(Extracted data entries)
** begin **

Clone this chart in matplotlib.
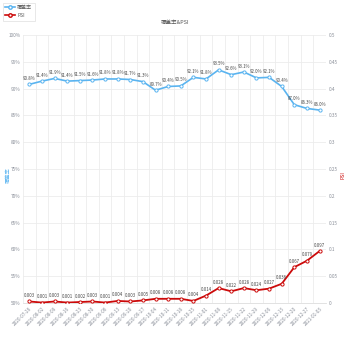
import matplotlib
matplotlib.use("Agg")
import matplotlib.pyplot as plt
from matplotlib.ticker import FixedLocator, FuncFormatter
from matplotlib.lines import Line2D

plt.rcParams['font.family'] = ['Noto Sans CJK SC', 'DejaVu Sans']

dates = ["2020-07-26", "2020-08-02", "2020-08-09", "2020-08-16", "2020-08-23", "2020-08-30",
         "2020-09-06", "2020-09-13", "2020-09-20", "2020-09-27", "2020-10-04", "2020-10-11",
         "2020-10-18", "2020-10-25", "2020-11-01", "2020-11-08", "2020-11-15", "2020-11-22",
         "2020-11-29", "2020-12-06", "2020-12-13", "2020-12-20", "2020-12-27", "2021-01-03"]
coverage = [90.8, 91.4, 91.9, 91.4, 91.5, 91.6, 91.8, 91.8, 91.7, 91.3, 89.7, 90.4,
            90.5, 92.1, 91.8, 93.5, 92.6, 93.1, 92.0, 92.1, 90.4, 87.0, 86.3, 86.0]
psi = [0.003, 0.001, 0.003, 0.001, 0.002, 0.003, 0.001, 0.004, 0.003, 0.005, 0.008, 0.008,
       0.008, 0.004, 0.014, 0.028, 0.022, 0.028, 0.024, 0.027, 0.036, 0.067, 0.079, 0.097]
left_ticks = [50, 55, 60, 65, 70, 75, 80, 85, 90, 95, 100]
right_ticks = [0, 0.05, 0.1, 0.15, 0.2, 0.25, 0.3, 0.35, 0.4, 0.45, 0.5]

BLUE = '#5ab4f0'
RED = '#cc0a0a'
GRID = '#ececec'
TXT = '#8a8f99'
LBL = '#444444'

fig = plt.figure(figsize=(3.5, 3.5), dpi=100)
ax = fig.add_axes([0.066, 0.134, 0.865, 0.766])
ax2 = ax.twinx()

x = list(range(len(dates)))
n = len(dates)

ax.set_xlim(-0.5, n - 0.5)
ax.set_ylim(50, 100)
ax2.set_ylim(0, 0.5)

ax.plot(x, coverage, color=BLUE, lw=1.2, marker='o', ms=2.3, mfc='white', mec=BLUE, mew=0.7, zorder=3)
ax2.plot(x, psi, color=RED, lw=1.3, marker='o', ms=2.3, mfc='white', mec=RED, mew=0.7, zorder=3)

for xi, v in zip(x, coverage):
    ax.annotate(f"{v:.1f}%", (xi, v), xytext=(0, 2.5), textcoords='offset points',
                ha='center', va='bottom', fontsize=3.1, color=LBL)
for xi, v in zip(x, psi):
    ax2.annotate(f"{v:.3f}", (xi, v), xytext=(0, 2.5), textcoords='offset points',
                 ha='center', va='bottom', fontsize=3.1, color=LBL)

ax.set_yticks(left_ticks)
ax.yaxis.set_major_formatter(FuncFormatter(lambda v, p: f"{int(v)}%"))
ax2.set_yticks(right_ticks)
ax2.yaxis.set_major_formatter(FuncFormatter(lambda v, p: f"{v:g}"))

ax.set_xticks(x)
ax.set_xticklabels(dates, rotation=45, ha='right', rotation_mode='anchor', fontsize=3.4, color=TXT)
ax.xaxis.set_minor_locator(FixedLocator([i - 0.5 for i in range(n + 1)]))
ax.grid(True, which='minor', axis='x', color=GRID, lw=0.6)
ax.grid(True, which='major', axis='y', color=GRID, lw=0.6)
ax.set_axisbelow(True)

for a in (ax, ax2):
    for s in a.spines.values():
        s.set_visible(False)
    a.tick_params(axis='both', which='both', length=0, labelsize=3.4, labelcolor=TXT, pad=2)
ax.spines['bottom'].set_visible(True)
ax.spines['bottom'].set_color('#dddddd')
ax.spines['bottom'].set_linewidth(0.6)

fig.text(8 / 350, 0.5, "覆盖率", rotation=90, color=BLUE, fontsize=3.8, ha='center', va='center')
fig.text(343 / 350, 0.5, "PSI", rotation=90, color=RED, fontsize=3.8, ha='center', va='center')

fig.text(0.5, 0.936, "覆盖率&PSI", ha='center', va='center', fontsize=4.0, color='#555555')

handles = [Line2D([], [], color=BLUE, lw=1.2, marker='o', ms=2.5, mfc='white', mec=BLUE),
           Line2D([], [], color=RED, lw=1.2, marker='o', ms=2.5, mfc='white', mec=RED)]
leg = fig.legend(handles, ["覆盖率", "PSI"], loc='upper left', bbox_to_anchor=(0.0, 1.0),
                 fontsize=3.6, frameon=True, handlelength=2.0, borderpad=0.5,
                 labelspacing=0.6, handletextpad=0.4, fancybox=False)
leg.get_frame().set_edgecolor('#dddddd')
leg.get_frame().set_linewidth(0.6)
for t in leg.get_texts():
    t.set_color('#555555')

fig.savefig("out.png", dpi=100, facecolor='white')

** end **
** begin **

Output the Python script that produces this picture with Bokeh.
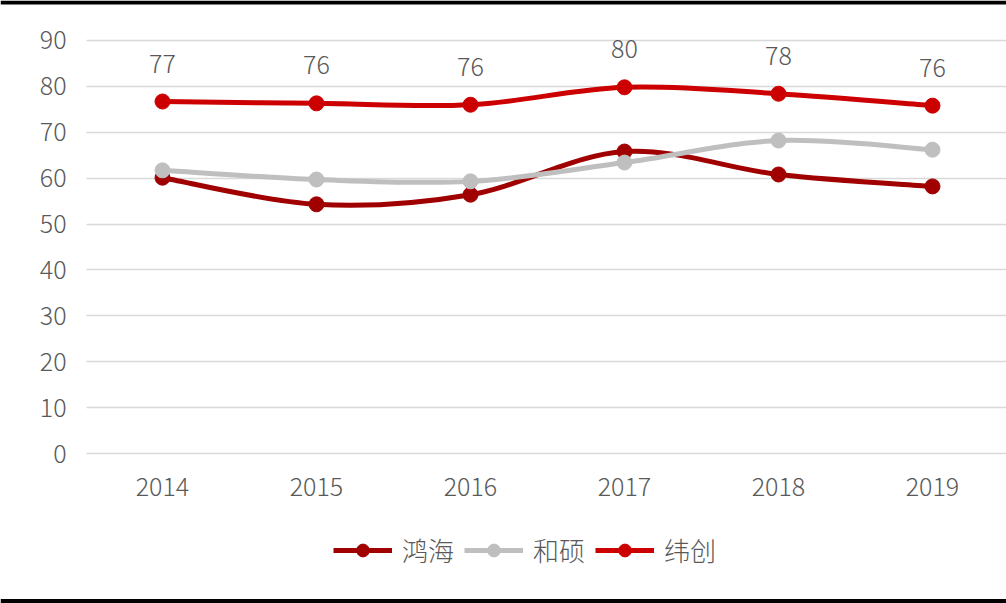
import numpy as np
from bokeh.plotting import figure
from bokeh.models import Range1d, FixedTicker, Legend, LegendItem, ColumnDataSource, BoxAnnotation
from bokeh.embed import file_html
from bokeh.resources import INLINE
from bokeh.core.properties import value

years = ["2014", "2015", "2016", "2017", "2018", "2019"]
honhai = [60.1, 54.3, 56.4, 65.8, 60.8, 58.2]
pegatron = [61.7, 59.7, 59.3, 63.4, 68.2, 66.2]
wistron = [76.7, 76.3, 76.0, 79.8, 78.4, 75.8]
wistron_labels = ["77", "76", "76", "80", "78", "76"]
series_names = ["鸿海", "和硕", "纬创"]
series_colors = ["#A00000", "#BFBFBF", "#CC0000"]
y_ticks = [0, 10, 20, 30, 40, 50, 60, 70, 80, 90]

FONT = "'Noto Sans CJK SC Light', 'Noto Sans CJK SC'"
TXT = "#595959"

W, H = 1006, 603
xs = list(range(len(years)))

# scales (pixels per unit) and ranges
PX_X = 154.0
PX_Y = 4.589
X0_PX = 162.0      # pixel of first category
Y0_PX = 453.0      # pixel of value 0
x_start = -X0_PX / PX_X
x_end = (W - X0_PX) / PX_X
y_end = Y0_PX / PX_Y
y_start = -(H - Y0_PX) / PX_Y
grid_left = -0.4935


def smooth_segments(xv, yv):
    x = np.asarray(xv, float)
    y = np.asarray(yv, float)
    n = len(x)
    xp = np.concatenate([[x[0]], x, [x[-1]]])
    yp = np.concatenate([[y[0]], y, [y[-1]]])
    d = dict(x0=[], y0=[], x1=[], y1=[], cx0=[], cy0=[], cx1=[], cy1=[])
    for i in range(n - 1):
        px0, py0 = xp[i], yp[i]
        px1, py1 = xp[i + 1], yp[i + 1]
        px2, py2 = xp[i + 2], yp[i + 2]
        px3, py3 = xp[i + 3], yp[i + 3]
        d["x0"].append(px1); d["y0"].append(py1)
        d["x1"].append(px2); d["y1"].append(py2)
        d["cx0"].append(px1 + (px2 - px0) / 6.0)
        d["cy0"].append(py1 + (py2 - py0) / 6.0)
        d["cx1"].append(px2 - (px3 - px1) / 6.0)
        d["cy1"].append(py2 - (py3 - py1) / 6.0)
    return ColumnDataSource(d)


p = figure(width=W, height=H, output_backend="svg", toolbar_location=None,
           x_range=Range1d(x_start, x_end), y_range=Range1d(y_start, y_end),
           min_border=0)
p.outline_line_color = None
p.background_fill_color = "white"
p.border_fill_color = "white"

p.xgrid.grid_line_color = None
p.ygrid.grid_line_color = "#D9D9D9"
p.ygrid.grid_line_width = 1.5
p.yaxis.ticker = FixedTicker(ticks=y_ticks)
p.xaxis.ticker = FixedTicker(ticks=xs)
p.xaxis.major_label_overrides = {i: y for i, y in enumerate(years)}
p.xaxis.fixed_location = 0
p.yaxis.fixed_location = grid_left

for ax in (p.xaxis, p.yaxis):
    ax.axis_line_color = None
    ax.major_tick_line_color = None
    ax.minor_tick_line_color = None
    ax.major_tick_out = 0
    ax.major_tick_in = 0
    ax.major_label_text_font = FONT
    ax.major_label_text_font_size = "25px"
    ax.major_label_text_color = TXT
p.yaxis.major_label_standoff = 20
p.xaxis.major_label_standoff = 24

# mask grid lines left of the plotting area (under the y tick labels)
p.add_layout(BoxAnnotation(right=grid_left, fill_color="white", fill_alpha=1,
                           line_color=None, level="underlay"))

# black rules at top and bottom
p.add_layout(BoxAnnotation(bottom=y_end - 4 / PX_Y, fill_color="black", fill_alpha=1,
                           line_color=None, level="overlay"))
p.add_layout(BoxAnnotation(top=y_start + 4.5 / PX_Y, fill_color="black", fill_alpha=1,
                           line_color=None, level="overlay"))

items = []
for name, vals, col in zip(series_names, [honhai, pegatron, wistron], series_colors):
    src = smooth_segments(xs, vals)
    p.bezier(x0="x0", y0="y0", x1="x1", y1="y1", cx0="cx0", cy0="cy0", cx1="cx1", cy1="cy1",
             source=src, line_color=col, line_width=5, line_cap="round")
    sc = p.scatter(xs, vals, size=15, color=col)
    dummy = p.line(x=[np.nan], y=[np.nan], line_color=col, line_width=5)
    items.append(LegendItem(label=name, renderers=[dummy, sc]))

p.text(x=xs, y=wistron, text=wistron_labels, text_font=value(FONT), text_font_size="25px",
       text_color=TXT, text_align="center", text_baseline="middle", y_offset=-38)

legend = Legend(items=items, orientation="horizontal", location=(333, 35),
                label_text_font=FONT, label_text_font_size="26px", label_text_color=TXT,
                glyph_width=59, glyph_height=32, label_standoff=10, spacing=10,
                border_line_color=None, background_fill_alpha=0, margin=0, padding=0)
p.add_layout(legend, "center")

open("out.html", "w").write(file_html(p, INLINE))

** end **

_OBJECTIVE_
In the listing above, find the line with "Output the Python" and the line with "grid_left = -0.4935". Copy exactly those two and every line between, without the pictures.

_REPLY_
Output the Python script that produces this picture with Bokeh.
import numpy as np
from bokeh.plotting import figure
from bokeh.models import Range1d, FixedTicker, Legend, LegendItem, ColumnDataSource, BoxAnnotation
from bokeh.embed import file_html
from bokeh.resources import INLINE
from bokeh.core.properties import value

years = ["2014", "2015", "2016", "2017", "2018", "2019"]
honhai = [60.1, 54.3, 56.4, 65.8, 60.8, 58.2]
pegatron = [61.7, 59.7, 59.3, 63.4, 68.2, 66.2]
wistron = [76.7, 76.3, 76.0, 79.8, 78.4, 75.8]
wistron_labels = ["77", "76", "76", "80", "78", "76"]
series_names = ["鸿海", "和硕", "纬创"]
series_colors = ["#A00000", "#BFBFBF", "#CC0000"]
y_ticks = [0, 10, 20, 30, 40, 50, 60, 70, 80, 90]

FONT = "'Noto Sans CJK SC Light', 'Noto Sans CJK SC'"
TXT = "#595959"

W, H = 1006, 603
xs = list(range(len(years)))

# scales (pixels per unit) and ranges
PX_X = 154.0
PX_Y = 4.589
X0_PX = 162.0      # pixel of first category
Y0_PX = 453.0      # pixel of value 0
x_start = -X0_PX / PX_X
x_end = (W - X0_PX) / PX_X
y_end = Y0_PX / PX_Y
y_start = -(H - Y0_PX) / PX_Y
grid_left = -0.4935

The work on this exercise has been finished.